Problem to work on: Starting from the top of the material, restate each line exactly until the line that contains "fig = go.Figure()", which is also copied. Pictures are excluded.
# # # # # # #
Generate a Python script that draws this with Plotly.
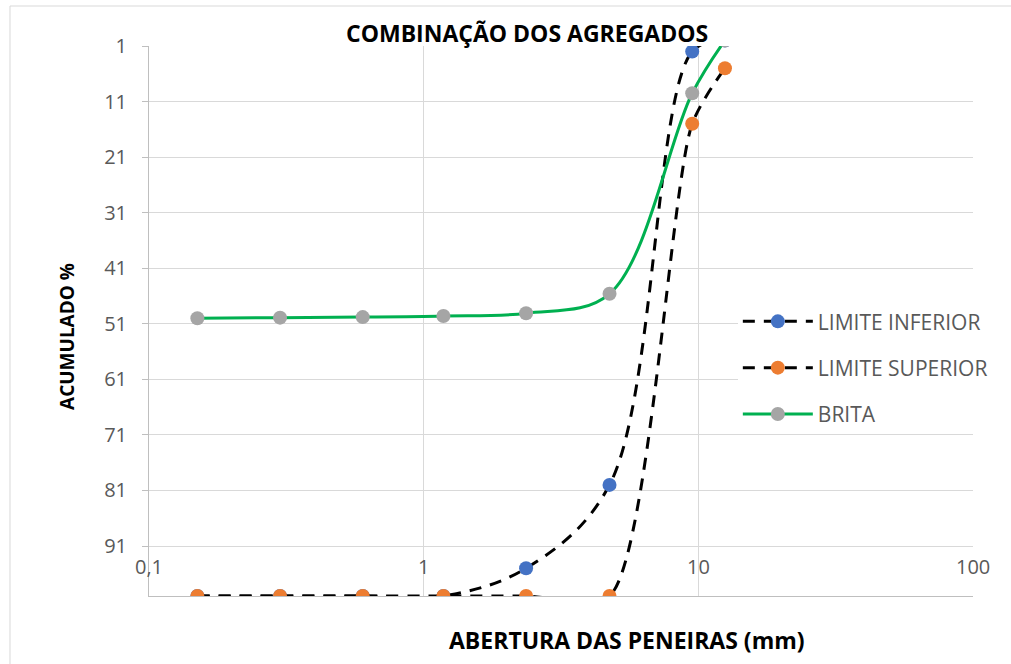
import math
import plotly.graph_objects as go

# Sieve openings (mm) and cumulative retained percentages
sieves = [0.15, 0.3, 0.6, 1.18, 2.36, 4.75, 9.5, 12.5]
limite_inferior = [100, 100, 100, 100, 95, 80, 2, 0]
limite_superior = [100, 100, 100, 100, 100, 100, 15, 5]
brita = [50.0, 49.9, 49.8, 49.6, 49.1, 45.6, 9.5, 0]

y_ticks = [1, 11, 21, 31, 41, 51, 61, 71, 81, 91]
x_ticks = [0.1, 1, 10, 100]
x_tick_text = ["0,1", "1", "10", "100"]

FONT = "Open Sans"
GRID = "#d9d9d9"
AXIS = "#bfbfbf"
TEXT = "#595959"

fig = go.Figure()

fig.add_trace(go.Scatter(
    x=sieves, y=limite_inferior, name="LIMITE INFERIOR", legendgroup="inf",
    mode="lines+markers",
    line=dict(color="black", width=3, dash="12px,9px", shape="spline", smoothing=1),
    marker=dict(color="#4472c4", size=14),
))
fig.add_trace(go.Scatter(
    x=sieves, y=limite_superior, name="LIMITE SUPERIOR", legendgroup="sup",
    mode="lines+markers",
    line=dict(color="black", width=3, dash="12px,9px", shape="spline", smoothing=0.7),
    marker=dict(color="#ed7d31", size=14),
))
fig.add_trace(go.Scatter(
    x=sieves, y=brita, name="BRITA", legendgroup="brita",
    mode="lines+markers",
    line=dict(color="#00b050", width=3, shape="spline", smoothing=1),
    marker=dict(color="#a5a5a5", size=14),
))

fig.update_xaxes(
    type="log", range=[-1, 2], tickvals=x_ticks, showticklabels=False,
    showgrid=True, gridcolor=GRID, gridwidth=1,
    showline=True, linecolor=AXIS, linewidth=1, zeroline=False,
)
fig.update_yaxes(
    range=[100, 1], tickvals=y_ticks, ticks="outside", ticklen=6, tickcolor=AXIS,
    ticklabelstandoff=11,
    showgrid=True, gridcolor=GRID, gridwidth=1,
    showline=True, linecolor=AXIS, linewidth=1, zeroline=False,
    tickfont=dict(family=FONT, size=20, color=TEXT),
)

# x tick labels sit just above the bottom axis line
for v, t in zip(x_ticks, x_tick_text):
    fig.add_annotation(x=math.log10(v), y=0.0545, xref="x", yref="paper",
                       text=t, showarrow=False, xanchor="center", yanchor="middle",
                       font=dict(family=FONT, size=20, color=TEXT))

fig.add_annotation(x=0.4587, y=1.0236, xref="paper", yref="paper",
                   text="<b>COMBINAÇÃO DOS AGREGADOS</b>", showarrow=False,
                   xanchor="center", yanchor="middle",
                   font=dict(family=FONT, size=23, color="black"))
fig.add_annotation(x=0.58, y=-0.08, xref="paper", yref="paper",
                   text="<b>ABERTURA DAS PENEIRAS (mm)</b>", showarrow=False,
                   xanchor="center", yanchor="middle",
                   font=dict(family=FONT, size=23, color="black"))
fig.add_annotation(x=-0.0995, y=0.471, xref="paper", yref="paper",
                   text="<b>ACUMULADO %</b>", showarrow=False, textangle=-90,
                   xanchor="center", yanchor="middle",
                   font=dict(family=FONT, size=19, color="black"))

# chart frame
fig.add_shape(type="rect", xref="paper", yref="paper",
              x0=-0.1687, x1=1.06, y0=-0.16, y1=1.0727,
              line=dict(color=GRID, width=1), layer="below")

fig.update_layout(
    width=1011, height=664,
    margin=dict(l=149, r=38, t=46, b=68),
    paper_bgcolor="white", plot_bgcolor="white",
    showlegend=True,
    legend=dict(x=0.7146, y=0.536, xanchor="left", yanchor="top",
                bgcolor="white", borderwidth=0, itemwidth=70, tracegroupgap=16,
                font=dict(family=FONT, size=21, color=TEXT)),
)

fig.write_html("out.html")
# # # # # # #
Worked answer:
Generate a Python script that draws this with Plotly.
import math
import plotly.graph_objects as go

# Sieve openings (mm) and cumulative retained percentages
sieves = [0.15, 0.3, 0.6, 1.18, 2.36, 4.75, 9.5, 12.5]
limite_inferior = [100, 100, 100, 100, 95, 80, 2, 0]
limite_superior = [100, 100, 100, 100, 100, 100, 15, 5]
brita = [50.0, 49.9, 49.8, 49.6, 49.1, 45.6, 9.5, 0]

y_ticks = [1, 11, 21, 31, 41, 51, 61, 71, 81, 91]
x_ticks = [0.1, 1, 10, 100]
x_tick_text = ["0,1", "1", "10", "100"]

FONT = "Open Sans"
GRID = "#d9d9d9"
AXIS = "#bfbfbf"
TEXT = "#595959"

fig = go.Figure()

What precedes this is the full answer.